From “First Contact” by Bob Connolly and Robin Anderson, Published 1987 by Viking Penguin Inc.:

“Certain extraordinary events remain engraved forever on the conscious memory. In the highland valleys of Papua New Guinea, old men and women recollect with utter clarity the very day, the very hour, what they were doing, where they were.”

1932 in Papua New Guinea provided a First Contact event that may be one of the last, on a large scale, that we will ever see here on Earth. Australian gold prospectors ventured into the interior of the country and found hundreds of thousands of natives who had never seen people of European descent. Bob Connolly and Robin Anderson traveled to the area in the 1980’s to interview highlanders who experienced the shock and awe of First Contact personally.

“I saw them with my own eyes when they first came,” says Kirupano Eza’e,”and I’ve not forgotten it. We were living in our old village then…I was with my father when we first saw them.”

What makes the accounts so remarkable are the pictures the prospectors took during the initial encounters. You can see the surprise on the faces of the highlanders. They thought they were seeing relatives brought back from the dead.
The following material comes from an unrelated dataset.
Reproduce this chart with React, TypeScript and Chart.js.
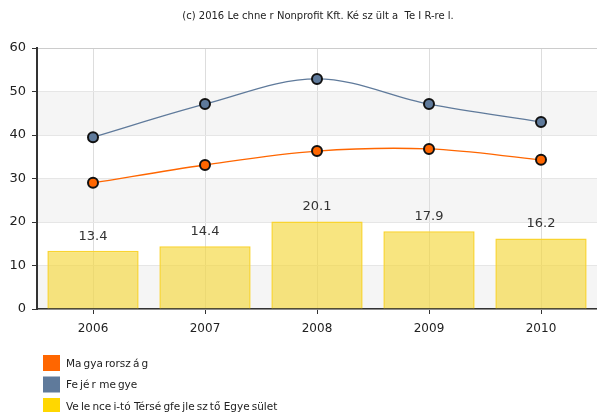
import React, { useEffect, useRef } from "react";
import { Chart, registerables } from "chart.js";

Chart.register(...registerables);

const titleText = "(c) 2016 Le chne r Nonprofit Kft. Ké sz ült a  Te I R-re l.";
const categories = ["2006", "2007", "2008", "2009", "2010"];
const seriesNames = [
  "Ma\u2009gya\u2009rorsz\u2009á\u2009g",
  "Fe\u2009jé\u2009r me\u2009gye",
  "Ve\u2009le\u2009nce\u2009i-tó Térsé\u2009gfe\u2009jle\u2009sz\u2009tő Egye\u2009sület",
];
const magyarorszag = [29.0, 33.1, 36.3, 36.8, 34.3];
const fejer = [39.5, 47.1, 52.9, 47.1, 43.0];
const velence = [13.4, 14.4, 20.1, 17.9, 16.2];
const yTicks = [0, 10, 20, 30, 40, 50, 60];

const colors = ["#ff6600", "#5f7a9b", "#ffd700"];
const FONT = "'DejaVu Sans', Verdana, sans-serif";

const decorPlugin = {
  id: "decor",
  beforeDraw(chart: any) {
    const { ctx, chartArea, scales } = chart;
    const y = scales.y;
    ctx.save();
    ctx.fillStyle = "#f5f5f5";
    for (let i = 0; i < yTicks.length - 1; i += 2) {
      const top = y.getPixelForValue(yTicks[i + 1]);
      const bot = y.getPixelForValue(yTicks[i]);
      ctx.fillRect(chartArea.left, top, chartArea.right - chartArea.left, bot - top);
    }
    ctx.restore();
  },
  afterDraw(chart: any) {
    const { ctx } = chart;
    ctx.save();
    // title
    ctx.font = `10px ${FONT}`;
    ctx.fillStyle = "#222";
    ctx.textAlign = "center";
    ctx.textBaseline = "middle";
    ctx.fillText(titleText, 318, 16);
    // bar labels
    const meta = chart.getDatasetMeta(2);
    ctx.font = `13px ${FONT}`;
    ctx.fillStyle = "#333";
    ctx.textBaseline = "bottom";
    meta.data.forEach((bar: any, i: number) => {
      ctx.fillText(String(velence[i]), bar.x, bar.y - 8);
    });
    // legend
    ctx.textAlign = "left";
    ctx.textBaseline = "middle";
    ctx.font = `10.5px ${FONT}`;
    seriesNames.forEach((name, i) => {
      const top = 355 + i * 21.5;
      ctx.fillStyle = colors[i];
      ctx.fillRect(43, top, 17, 16);
      ctx.fillStyle = "#222";
      ctx.fillText(name, 66, top + 9);
    });
    ctx.restore();
  },
};

export default function App() {
  const ref = useRef<HTMLCanvasElement | null>(null);
  useEffect(() => {
    document.body.style.margin = "0";
    const chart = new Chart(ref.current as HTMLCanvasElement, {
      type: "bar",
      data: {
        labels: categories,
        datasets: [
          {
            type: "line",
            label: seriesNames[0],
            data: magyarorszag,
            borderColor: colors[0],
            backgroundColor: colors[0],
            borderWidth: 1.3,
            pointRadius: 5,
            pointBorderWidth: 2,
            pointBorderColor: "#111",
            pointBackgroundColor: colors[0],
            tension: 0.35,
            order: 1,
          } as any,
          {
            type: "line",
            label: seriesNames[1],
            data: fejer,
            borderColor: colors[1],
            backgroundColor: colors[1],
            borderWidth: 1.3,
            pointRadius: 5,
            pointBorderWidth: 2,
            pointBorderColor: "#111",
            pointBackgroundColor: colors[1],
            tension: 0.35,
            order: 0,
          } as any,
          {
            type: "bar",
            label: seriesNames[2],
            data: velence,
            backgroundColor: "rgba(245, 215, 60, 0.65)",
            borderColor: "#f9d430",
            borderWidth: 1.5,
            categoryPercentage: 0.815,
            barPercentage: 1,
            order: 2,
          },
        ],
      },
      options: {
        animation: false,
        responsive: false,
        layout: { autoPadding: false, padding: { top: 48, right: 0, bottom: 73, left: 0 } },
        plugins: { legend: { display: false }, title: { display: false }, tooltip: { enabled: false } },
        scales: {
          x: {
            grid: { offset: false, color: "#dddddd", tickColor: "#333", tickLength: 5 },
            border: { color: "#333", width: 1.5 },
            ticks: { color: "#222", font: { family: FONT, size: 12 }, padding: 8 },
            afterFit(s: any) { s.height = 30; s.paddingLeft = 0; s.paddingRight = 0; },
          },
          y: {
            min: 0,
            max: 60,
            ticks: { stepSize: 10, color: "#222", font: { family: FONT, size: 13 }, padding: 6 },
            grid: {
              color: (c: any) => (c.tick && c.tick.value === 60 ? "#cccccc" : "#e6e6e6"),
              tickColor: "#333",
              tickLength: 5,
            },
            border: { color: "#333", width: 2 },
            afterFit(s: any) { s.width = 37; s.paddingTop = 0; s.paddingBottom = 0; },
          },
        },
      },
      plugins: [decorPlugin],
    });
    return () => chart.destroy();
  }, []);
  return <canvas ref={ref} width={597} height={412} style={{ display: "block" }} />;
}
It does not take much imagination to put ourselves in the place of the New Guinea highlanders. If an alien civilization were to present itself to us this very day, I would imagine the looks on our faces would be quite similar. Sure, we’ve talked about it for years. Actually having it happen is another matter. There are a million reasons to suggest that we will never experience such an alien encounter. However, there is much we can learn from Papua New Guinea if it does.

The pre-technological civilization found by those prospectors existed due to geographic and societal anomalies. The highlanders lived in many small tribes and warred constantly with each other. This made travel dangerous and difficult as Connolly and Anderson describe it in their book. Combined with a range of mountains on either side of the valleys isolation became an almost concrete construction, unchanged for thousands of years.

We are not a pre-technological civilization. We have science to help us reason and explore. We have the ability to try and look beyond our solar system and out into the universe beyond. It is unlikely we would react exactly as the highlanders did in 1932. However the impact on our society could be as dramatic. Suddenly we could find ourselves so technologically deficient as to change our very self-awareness. The entire human race would take a massive hit to the collective ego. We are no longer supreme rulers of the universe. So who are we?